L'assassinat du président Moïse, criblé de balles à son domicile dans la nuit de mardi à mercredi, a été perpétré par un commando armé de 28 assaillants, selon la police.
«Nous avons arrêté quinze Colombiens et deux Américains d'origine haïtienne», a annoncé Léon Charles, directeur général de la police haïtienne lors d'une conférence de presse, précisant que trois Colombiens avaient été tués et que huit autres étaient toujours en fuite. La police avait indiqué jusqu'alors avoir tué «quatre mercenaires».
«Les armes et les matériels utilisés par les assaillants ont été récupérés», a ajouté Léon Charles, affichant sa détermination à retrouver les huit personnes encore en fuite.
À a recherche des commanditaires
Lors de la conférence de presse, plusieurs suspects ont été alignés contre un mur afin de les montrer aux médias, des passeports colombiens et des armes étant disposés sur une table.
«Nous avons déjà en main les auteurs physiques et nous sommes à la recherche des auteurs intellectuels», c'est-à-dire le ou les commanditaires, avait affirmé plus tôt Léon Charles.
Le ministre colombien de la Défense Diego Molano a précisé depuis Bogota qu'au moins six des mercenaires soupçonnés d'être impliqués dans l'assassinat seraient «d'anciens membres de l'armée».
«Nous avons donné des instructions à la police et à l'armée pour qu'elles coopèrent immédiatement au développement de cette enquête pour clarifier ces faits», a-t-il assuré dans une vidéo envoyée aux médias.
Des suspects arrêtés à l'ambassade de Taïwan
Les autorités taïwannaises ont d'ailleurs fait savoir vendredi que onze suspects avaient été arrêtés dans le complexe de l'ambassade de Taïwan à Port-au-Prince. «La police a lancé une opération vers 16h00 (jeudi) et est parvenue à arrêter onze suspects», a indiqué l'ambassade, expliquant avoir donné «sans hésitation» son feu vert à la requête de la police haïtienne d'intervenir dans le périmètre de l'ambassade.
Le département d'Etat des Etats-Unis, sans confirmer l'arrestation de ressortissants américains, a annoncé jeudi avoir accepté d'aider la police haïtienne dans son enquête.
Au moins deux hauts responsables de la police, chargés directement de la sécurité du chef de l'Etat, se retrouvent sur la sellette et ont été convoqués devant la justice, a annoncé jeudi le chef du parquet de Port-au-Prince.
Portes closes dans le pays
Cette attaque déstabilise davantage le pays le plus pauvre des Amériques, gangrené par l'insécurité.
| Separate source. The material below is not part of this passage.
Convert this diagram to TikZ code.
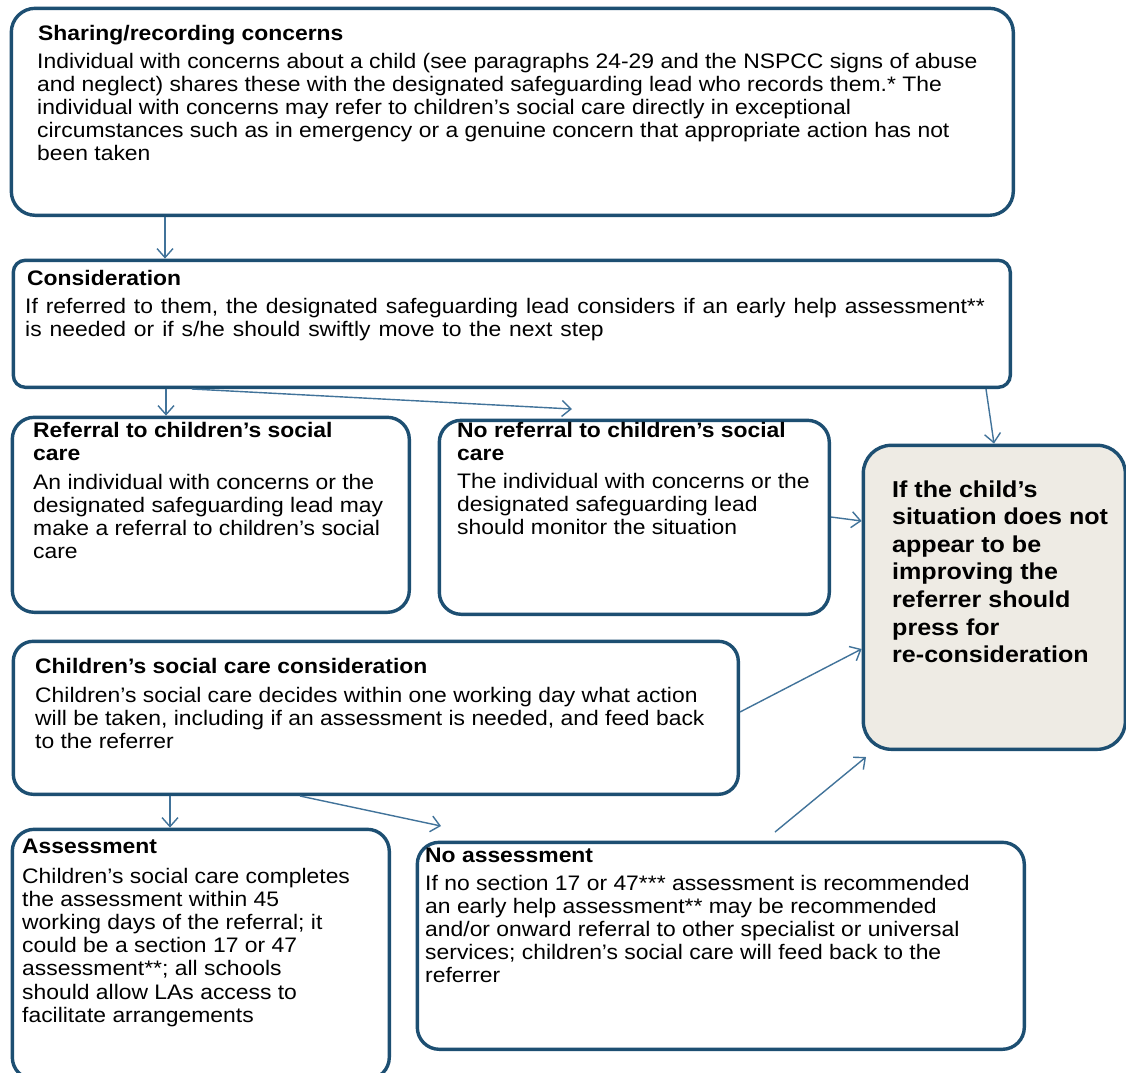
\documentclass[tikz,border=0pt]{standalone}
\usepackage{fontspec}
\setmainfont{Liberation Sans}[FakeStretch=1.09]
\newfontfamily\widespacefont{Liberation Sans}[FakeStretch=1.09, WordSpace=1.25]
\usetikzlibrary{arrows.meta}
\definecolor{boxblue}{HTML}{1D4F72}
\definecolor{arrblue}{HTML}{41739A}
\definecolor{notefill}{HTML}{EEEBE4}
\newcommand\mylines[1]{\begin{tabular}[t]{@{}l@{}}#1\end{tabular}}
\newcommand\bodyfont{\fontsize{21}{23.2}\selectfont}
\newcommand\bigfont{\fontsize{23}{27.6}\selectfont\bfseries}
\begin{document}
\begin{tikzpicture}[x=1pt,y=-1pt,
  box/.style={draw=boxblue, line width=3.4pt, rounded corners=#1, fill=white,
              inner sep=0pt, anchor=north west},
  txt/.style={inner sep=0pt, anchor=base west, font=\bodyfont, text=black},
  ttl/.style={inner sep=0pt, anchor=base west, font=\bodyfont\bfseries, text=black},
  arr/.style={draw=arrblue, line width=1.4pt,
              -{Straight Barb[length=9pt,width=16pt]}}]
\useasboundingbox (0,0) rectangle (1126,1072);
\fill[white] (0,0) rectangle (1126,1072);
\clip (0,0) rectangle (1126,1072);

% boxes
\node[box=24pt, minimum width=1002pt, minimum height=207pt] (b1) at (9.6,6.6) {};
\node[box=12pt, minimum width=997pt, minimum height=127pt] (b2) at (11.6,258.6) {};
\node[box=22pt, minimum width=397pt, minimum height=195pt] (b3) at (10.6,415.6) {};
\node[box=22pt, minimum width=390pt, minimum height=194pt] (b4) at (437.6,418.6) {};
\node[box=28pt, minimum width=262pt, minimum height=304pt, fill=notefill] (b5) at (861.6,443.6) {};
\node[box=20pt, minimum width=725pt, minimum height=153pt] (b6) at (11.6,639.6) {};
\node[box=22pt, minimum width=377pt, minimum height=250pt] (b7) at (10.6,827.6) {};
\node[box=22pt, minimum width=607pt, minimum height=207pt] (b8) at (415.6,840.6) {};

% texts
\node[ttl] (t1) at (38,40) {Sharing/recording concerns};
\node[txt] (x1) at (37,68) {\mylines{Individual with concerns about a child (see paragraphs 24-29 and the NSPCC signs of abuse\\
and neglect) shares these with the designated safeguarding lead who records them.* The\\
individual with concerns may refer to children’s social care directly in exceptional\\
circumstances such as in emergency or a genuine concern that appropriate action has not\\
been taken}};

\node[ttl] (t2) at (27,285) {Consideration};
\node[txt, font=\widespacefont\bodyfont] (x2) at (25,313) {\mylines{If referred to them, the designated safeguarding lead considers if an early help assessment**\\
is needed or if s/he should swiftly move to the next step}};

\node[ttl] (t3) at (33,437) {\mylines{Referral to children’s social\\ care}};
\node[txt] (x3) at (33,489) {\mylines{An individual with concerns or the\\
designated safeguarding lead may\\
make a referral to children’s social\\
care}};

\node[ttl] (t4) at (457,437) {\mylines{No referral to children’s social\\ care}};
\node[txt] (x4) at (457,488) {\mylines{The individual with concerns or the\\
designated safeguarding lead\\
should monitor the situation}};

\node[txt, font=\bigfont] (t5) at (892,497) {\mylines{If the child’s\\
situation does not\\
appear to be\\
improving the\\
referrer should\\
press for\\
re-consideration}};

\node[ttl] (t6) at (35,673) {Children’s social care consideration};
\node[txt] (x6) at (35,702) {\mylines{Children’s social care decides within one working day what action\\
will be taken, including if an assessment is needed, and feed back\\
to the referrer}};

\node[ttl] (t7) at (22,853) {Assessment};
\node[txt] (x7) at (22,883) {\mylines{Children’s social care completes\\
the assessment within 45\\
working days of the referral; it\\
could be a section 17 or 47\\
assessment**; all schools\\
should allow LAs access to\\
facilitate arrangements}};

\node[ttl] (t8) at (425,862) {No assessment};
\node[txt] (x8) at (425,890) {\mylines{If no section 17 or 47*** assessment is recommended\\
an early help assessment** may be recommended\\
and/or onward referral to other specialist or universal\\
services; children’s social care will feed back to the\\
referrer}};

% connector end points
\coordinate (c3) at (572,409);
\coordinate (c8) at (441,826);
\coordinate (c9s) at (775,832);
\coordinate (c9e) at (866,757);

% connectors
\draw[arr] (165,0 |- b1.south) -- (165,0 |- b2.north);
\draw[arr] (166,0 |- b2.south) -- (166,0 |- b3.north);
\draw[arr] (192,0 |- b2.south) -- (c3);
\draw[arr] (986,0 |- b2.south) -- (994,0 |- b5.north);
\draw[arr] (b4.east |- 0,517) -- (b5.west |- 0,521);
\draw[arr] (b6.east |- 0,712) -- (b5.west |- 0,649);
\draw[arr] (170,0 |- b6.south) -- (170,0 |- b7.north);
\draw[arr] (300,0 |- b6.south) -- (c8);
\draw[arr] (c9s) -- (c9e);
\end{tikzpicture}
\end{document}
Et aux questions sur la traque des auteurs de l'attaque s'ajoutent celles sur l'avenir du pays, à commencer par sa gouvernance. Deux hommes prétendent actuellement diriger la nation de 11 millions d'habitants, dont plus de la moitié a moins de 20 ans.
Chacun restait aux aguets jeudi dans le pays, les magasins, les banques, les stations-service et les petits commerces de la capitale gardant notamment portes closes. Le gouvernement a demandé jeudi la réouverture de l'aéroport, qui devrait être effective vendredi, et a appelé à la reprise de l'activité économique.
Questions autour du Premier ministre
L'un des derniers gestes politiques de Jovenel Moïse, mort à 53 ans, avait été de nommer lundi un énième Premier ministre, Ariel Henry. Il n'avait pas encore pris ses fonctions au moment de l'assassinat.
Quelques heures après le drame, c'est le Premier ministre par intérim Claude Joseph qui a décrété l'état de siège pour quinze jours, octroyant des pouvoirs renforcés à l'exécutif.
«Y-a-t-il plusieurs Premiers ministres nommés dans le pays?», a interrogé Ariel Henry, assurant que Claude Joseph n'était que ministre des Affaires étrangères. L'opposition a aussi accusé Claude Joseph d'accaparer le pouvoir.
Helen La Lime, émissaire de l'ONU en Haïti, a estimé jeudi que Claude Joseph représentait l'autorité responsable car Ariel Henry n'avait pas prêté serment, évoquant un article de la Constitution prévoyant qu'en cas de vacance de la présidence, «le Conseil des ministres, sous la présidence du Premier ministre, exerce le pouvoir exécutif jusqu'à l'élection d'un autre président».